Data section:

----------

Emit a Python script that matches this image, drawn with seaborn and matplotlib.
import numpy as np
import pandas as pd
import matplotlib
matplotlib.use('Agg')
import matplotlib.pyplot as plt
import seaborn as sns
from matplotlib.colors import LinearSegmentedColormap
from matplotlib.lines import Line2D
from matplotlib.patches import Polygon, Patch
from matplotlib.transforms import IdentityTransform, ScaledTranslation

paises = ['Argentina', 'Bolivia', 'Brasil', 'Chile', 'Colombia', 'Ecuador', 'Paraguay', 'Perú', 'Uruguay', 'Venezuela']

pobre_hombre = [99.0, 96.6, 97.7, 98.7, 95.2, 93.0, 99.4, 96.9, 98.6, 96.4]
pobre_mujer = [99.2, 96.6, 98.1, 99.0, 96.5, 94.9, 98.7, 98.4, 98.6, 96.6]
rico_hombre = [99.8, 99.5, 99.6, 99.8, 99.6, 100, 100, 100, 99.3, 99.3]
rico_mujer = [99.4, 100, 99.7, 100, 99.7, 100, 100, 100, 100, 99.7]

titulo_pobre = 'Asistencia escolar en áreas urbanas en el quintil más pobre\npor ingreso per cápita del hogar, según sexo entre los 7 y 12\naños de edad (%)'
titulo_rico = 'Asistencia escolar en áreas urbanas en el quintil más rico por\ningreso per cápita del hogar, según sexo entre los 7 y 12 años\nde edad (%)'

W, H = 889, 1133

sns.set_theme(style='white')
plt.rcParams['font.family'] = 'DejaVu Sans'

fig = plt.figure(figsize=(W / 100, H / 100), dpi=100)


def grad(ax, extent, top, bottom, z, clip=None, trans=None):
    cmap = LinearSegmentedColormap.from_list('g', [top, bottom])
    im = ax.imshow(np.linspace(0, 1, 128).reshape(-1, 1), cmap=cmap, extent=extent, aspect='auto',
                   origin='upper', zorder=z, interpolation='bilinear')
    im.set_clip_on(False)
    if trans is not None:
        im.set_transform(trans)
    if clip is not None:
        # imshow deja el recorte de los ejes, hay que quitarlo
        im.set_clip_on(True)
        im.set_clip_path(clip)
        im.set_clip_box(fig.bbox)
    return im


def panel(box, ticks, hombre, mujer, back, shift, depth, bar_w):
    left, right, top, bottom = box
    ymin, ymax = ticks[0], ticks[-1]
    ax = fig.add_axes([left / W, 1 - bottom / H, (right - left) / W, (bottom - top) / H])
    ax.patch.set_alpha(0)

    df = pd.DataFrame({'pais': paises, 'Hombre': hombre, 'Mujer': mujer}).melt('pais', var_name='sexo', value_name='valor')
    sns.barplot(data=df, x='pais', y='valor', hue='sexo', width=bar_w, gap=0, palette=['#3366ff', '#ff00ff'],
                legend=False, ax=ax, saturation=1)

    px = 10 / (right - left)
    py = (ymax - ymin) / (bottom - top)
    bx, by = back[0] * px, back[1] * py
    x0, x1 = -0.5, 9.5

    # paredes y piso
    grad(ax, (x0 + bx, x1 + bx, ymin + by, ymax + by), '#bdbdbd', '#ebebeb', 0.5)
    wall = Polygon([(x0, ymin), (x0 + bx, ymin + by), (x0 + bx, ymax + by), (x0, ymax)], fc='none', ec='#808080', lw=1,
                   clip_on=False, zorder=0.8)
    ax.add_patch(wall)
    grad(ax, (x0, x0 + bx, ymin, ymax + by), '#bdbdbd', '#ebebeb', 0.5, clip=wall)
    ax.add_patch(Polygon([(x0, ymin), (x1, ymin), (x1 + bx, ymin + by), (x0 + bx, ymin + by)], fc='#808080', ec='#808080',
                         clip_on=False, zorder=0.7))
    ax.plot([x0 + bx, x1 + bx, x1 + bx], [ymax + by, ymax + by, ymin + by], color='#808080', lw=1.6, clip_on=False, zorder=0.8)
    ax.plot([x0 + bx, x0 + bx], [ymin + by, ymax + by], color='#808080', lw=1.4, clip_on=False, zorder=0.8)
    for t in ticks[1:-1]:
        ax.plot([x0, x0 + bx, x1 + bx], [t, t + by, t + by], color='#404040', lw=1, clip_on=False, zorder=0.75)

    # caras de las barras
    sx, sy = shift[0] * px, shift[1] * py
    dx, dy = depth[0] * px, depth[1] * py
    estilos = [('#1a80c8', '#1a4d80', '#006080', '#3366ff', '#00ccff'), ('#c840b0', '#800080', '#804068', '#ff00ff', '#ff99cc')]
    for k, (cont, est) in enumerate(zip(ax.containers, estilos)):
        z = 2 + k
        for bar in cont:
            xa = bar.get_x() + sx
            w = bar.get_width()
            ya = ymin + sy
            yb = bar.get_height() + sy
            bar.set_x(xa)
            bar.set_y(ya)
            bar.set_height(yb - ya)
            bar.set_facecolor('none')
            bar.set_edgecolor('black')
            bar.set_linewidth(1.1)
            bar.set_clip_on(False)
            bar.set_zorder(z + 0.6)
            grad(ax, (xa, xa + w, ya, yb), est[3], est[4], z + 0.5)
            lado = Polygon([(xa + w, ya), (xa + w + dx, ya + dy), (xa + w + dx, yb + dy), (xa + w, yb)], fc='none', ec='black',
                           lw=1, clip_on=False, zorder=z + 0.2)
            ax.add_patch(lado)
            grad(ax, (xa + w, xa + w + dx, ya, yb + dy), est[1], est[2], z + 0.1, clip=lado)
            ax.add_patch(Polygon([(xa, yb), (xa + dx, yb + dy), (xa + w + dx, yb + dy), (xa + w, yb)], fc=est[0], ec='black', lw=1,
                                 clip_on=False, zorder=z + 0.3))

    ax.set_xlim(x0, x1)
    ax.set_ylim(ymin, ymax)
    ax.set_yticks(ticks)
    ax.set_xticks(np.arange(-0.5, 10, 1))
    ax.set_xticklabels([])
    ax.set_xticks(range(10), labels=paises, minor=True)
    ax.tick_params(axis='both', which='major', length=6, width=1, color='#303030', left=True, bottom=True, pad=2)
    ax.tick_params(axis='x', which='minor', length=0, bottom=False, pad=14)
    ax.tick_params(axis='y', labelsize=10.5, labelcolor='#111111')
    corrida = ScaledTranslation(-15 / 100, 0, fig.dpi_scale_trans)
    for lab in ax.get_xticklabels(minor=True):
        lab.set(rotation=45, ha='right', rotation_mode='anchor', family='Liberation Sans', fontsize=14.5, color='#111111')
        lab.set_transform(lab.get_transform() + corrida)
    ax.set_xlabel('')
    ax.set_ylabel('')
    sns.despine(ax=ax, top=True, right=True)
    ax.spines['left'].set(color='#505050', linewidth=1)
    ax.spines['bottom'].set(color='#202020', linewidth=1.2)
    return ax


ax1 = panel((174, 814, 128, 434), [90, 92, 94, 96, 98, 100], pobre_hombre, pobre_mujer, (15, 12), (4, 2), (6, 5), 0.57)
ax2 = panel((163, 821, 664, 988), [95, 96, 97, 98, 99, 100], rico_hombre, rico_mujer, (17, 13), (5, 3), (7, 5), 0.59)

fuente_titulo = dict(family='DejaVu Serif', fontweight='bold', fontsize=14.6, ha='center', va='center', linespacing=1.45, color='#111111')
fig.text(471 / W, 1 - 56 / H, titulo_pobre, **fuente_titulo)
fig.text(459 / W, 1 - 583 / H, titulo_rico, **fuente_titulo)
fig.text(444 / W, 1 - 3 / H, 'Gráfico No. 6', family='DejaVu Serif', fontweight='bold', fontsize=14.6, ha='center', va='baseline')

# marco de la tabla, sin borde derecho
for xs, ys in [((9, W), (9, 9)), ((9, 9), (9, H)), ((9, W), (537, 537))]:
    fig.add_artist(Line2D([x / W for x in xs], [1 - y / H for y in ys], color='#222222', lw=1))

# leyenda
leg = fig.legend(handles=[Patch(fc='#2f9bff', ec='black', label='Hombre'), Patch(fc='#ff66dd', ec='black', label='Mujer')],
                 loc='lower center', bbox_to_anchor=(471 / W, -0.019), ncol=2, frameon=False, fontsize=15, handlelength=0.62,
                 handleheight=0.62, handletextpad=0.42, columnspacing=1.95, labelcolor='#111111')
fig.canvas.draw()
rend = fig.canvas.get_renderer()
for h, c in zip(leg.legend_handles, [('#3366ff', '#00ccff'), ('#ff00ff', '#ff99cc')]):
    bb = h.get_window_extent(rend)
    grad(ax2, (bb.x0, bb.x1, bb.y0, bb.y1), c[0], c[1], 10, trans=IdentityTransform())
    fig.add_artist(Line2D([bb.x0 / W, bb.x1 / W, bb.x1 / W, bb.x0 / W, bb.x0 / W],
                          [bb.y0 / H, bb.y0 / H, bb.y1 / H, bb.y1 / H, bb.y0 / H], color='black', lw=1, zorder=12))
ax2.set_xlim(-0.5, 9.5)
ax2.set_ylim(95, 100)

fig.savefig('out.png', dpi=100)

----------

Instructions for the task:
Print the listing above from its first line through the line with "from matplotlib.transforms import", and stop there.

The result:
Emit a Python script that matches this image, drawn with seaborn and matplotlib.
import numpy as np
import pandas as pd
import matplotlib
matplotlib.use('Agg')
import matplotlib.pyplot as plt
import seaborn as sns
from matplotlib.colors import LinearSegmentedColormap
from matplotlib.lines import Line2D
from matplotlib.patches import Polygon, Patch
from matplotlib.transforms import IdentityTransform, ScaledTranslation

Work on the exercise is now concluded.